El color rojo, en España,
necesariamente nos lleva a las ideologías. Y en la localidad berciana de
Bembibre hay un Cristo Rojo. Durante la insurrección de 1934, los mineros de la
Cuenca del Sil se adueñaron de Bembibre y, tras proclamar la República
Socialista en el Ayuntamiento, quemaron la iglesia románica, pero indultaron la
imagen de un Cristo, Sagrado Corazón en este caso. Las razones, parece,
residían en lo llamativo del color rojo del corazón y manto. Después, le
colocaron un cartel que decía «Cristo rojo, a ti te respetamos por ser de los
nuestros», y lo llevaron a las barricadas. El Cristo Rojo se hizo muy popular y
llegó a ser portada de alguna revista. Cuando se controló la situación, trató
de revertirse la situación aludiendo a que fue precisamente el amor de Cristo,
reflejado en el corazón, lo que movió las conciencias de los insurrectos. Pero
el apelativo de Cristo Rojo quedó ya para siempre entre quienes lo vivieron.
Para terminar dos ejemplos más,
de la pintura, que no podemos eludir. Una de las obras más conocidas de Gauguin
es El Cristo Amarillo, de 1889, que
se puede ver en un museo americano de Buffalo. El boceto a lápiz forma parte de
los fondos de la Colección Carmen Thyssen-Bornemisza. El cuadro fue concebido
en su etapa bretona de Pont-Aven y después lo replicó en un autorretrato, lo
cual da idea de lo mucho que lo apreciaba. Para pintarlo, se inspiró en un crucificado
del XVII venerado en una capilla a las afueras del pueblo, pero le dio el color
amarillo. Estamos ante una de las obras que más influyeron en el fauvismo,
dando ya primacía y autonomía plena al color. Con esta obra portentosa, el
autor dota de enorme tensión el drama del calvario. Alejado de la Iglesia, como
estaba, reivindica la espiritualidad de las gentes sencillas.
El otro ejemplo es de Marc
Chagall, la Crucifixión blanca. Este
pintor judío, de origen bieloruso, dedicó algunas obras a temas cristianos,
como el crucificado.
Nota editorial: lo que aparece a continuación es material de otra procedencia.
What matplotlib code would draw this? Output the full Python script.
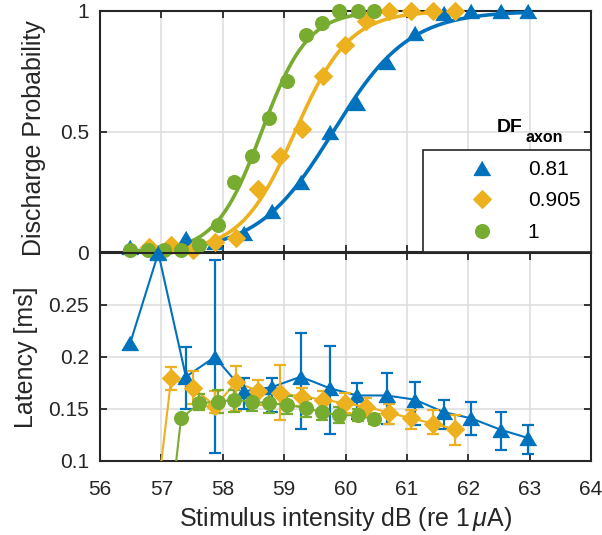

Quizás con la intención de acercar a judíos y cristianos,
aborda el tema de la crucifixión. Cristo, a fin de cuentas, era judío. Su
Cristo blanco lo pinta en 1938, cuando ya se intuía el holocausto judío. La
obra se puso de moda poco después de que la paloma se posara sobre Bergoglio y
este reconociera que era su pintura preferida. Los símbolos son numerosos y
Cristo se representa como un judío, con la menorá
a sus pies. Al fondo se ve una sinagoga incendiada y aparecen los judíos
expulsados de su tierra, Rusia en este caso.
Simeón, el anciano justo y
piadoso del templo, tomó a Jesús niño en sus brazos y oró ante Yavé: «Este ha
sido puesto para que muchos en Israel caigan y se levanten; y será un signo de
contradicción para que se pongan de manifiesto los pensamientos de muchos
corazones» (Lc 2,34). Efectivamente, ningún personaje ha suscitado tantas
controversias y contradicciones como Jesús el Nazareno. La simbología de los
colores también ha contribuido a enriquecer todas estas interpretaciones que
son, en todos los sentidos posibles, escándalo y locura.